Daily Archives: October 19, 2005

BFD 2 Fresno

BFD 2 Fresno
This song started with the line, “From Bakersfield to Fresno and everywhere in between,” which made me laugh out loud. I’ve hitchhiked that stretch — but it was back in 70 or so when it was safe (you know, back then, all we had to contend with was the Manson Family, the Hillside Strangler(s) and 3 or 4 different murderers — all dubbed “The Freeway Killer” or “Freeway Strangler” by our imaginative local press) and, while there were more than a couple miles in between there wasn’t much else besides dust and superfarms that smelled of supertoxic insectisides wafting up into the 110 degree, smoggy air… altogether, delightful trip.

(Honest to God, kids. Do not hitchike. It’s not like it was in the thirties or the fifties — or even the 60’s and 70’s when all the mass murderers started trolling for hitchers… Just don’t do it.)

AYoS acoustic version

produced version [at Soundclick.com]

BFD 2 Fresno

I know you wonder
how I’ll ever get along
What will the lost boy do
now the smart girl’s gone?
I haven’t seen the world
but there’s one that I know
You were just a short short ride
on a long long road…

First time I saw you
didn’t know what to do
I tried to catch your eye
but you just came barreling through
all the boys scattered
and the sparks began to fly
I just stood there
you fillin’ up my mind

I know you wonder how I’ll ever get along…

Don’t know why you chose me
Guess I thought that it was just fate
The door swung open
I threw my old life away
my hometown in your rearview
my feet on your daddy’s dashboard
Didn’t take long til I saw
just what I was for

I know you wonder how I’ll ever get along…

From Bakersfield back to to Fresno
and everywhere in between
Everything was wrong
and it was all because of me
At the bottom of the hill I said
“here will l be fine”
Last time I saw you
you was just another grape on the vine

I know you wonder
how I’ll ever get along
What will the lost boy do
now the smart girl’s gone?
I haven’t seen the world
but there’s one that I know
You were just a short short ride
on a long long road…

(C)1997, TK Major

Blog within a Blog…

And speaking of Freeway Killers… I used to eat breakfast at a little joint in Long Beach in the 70’s called Egg Heaven (my typical order was a Maria’s Special, a chili and home fries and eggs and hot sauce conglomeration cooked up by Mary, the cook-owner), more or less every day on the way to work and, often as not, with my GF or pals on the weekends.

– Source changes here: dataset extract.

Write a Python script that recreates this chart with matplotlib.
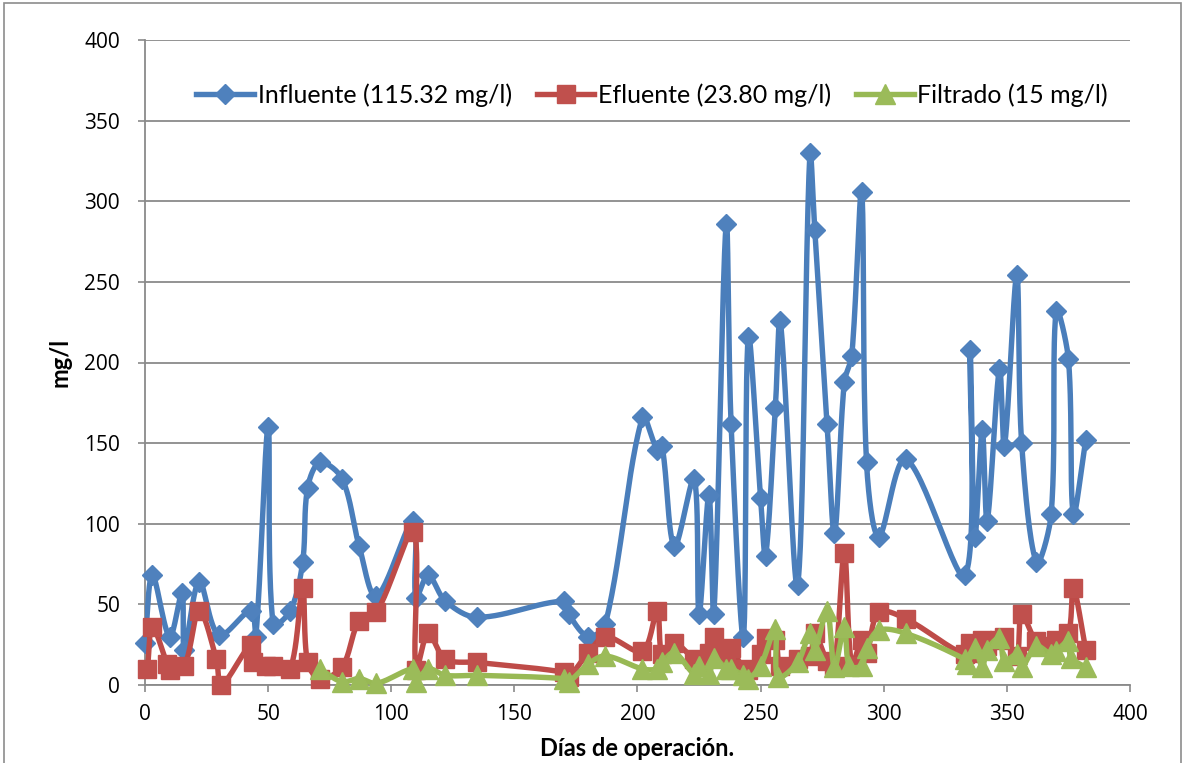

As anyone who does the diner-breakfast thing knows, you typically see the same folks day after day. Everyone has their typical seats and times… it’s a big, chaos-driven watch mechanism of coming and ordering and eating and going.

One of the other regulars, a fellow around 30 or so with long blond hair, kind of funny eyes, and a droopy moustache, had initially caught my eye because he looked enough like a friend of mine to make me look twice (but not three times… more of a cousinish resemblance, if you will). But it wasn’t him and he mostly receded from my active attention to become just another cog in the big breakfast machine. Still, over a period of several years, I probably saw this guy at least 3 or 4 times a week.

Eventually, a nasty motorcycle wreck took me out of that groove and into the hospital. When I got out of the hospital after two months I had to find a new place to live and moved to nearby Seal Beach, which at the time (’81) was quiet and charming. During my recuperation, I stumbled into a substantially different morning groove, different times, different breakfast joints.

Imagine, if you will, fair reader, my surprise when, picking up the local fishwrapper one day I saw a picture of the then-recently apprehended “Freeway Strangler.”

This is a guy who had strangled (as it eventually turned out) over 40 young men he’d picked up hitchhiking, most of them marines, soldiers, and sailors, drugging them first and then performing more or less unspeakable crimes to them. (Can’t remember if the unspeakable crimes were pre- or post-mortem. But bad stuff, trust me.)

And, you already guessed it, of course, it was the blond, droopy-moustached regular from the old breakfast joint, who I found out was named Randy Kraft. He was a fairly distinctive looking guy. There was no mistaking him as his eyes looked into the mug shot camera. Turned out he was openly gay (confounding the era’s ‘profilers’ who had pegged the crime on a deeply conflicted “latent homosexual”) and living with his boyfriend, a hairdresser, who was given a clean bill of health by the cops after a super-thorough investigation, saying the BF simply didn’t know anything about Kraft’s secret life as a mass murderer.

More than a few years later I became friends with a transplanted Dutch jewelsmith, a hip, counterculture guy who had been married for a number of years to a pretty young American girl. In passing, one day, I mentioned that I used to eat breakfast “with” Randy Kraft, the mass murderer.

My friend got this funny look in his eye and said, “Well, I can top that — my wife and I used to double date with him and his boyfriend.”

“He seemed like a nice guy — but kind of quiet,” my friend added with a laugh.


It’s a small world. Sometimes, just a little too small.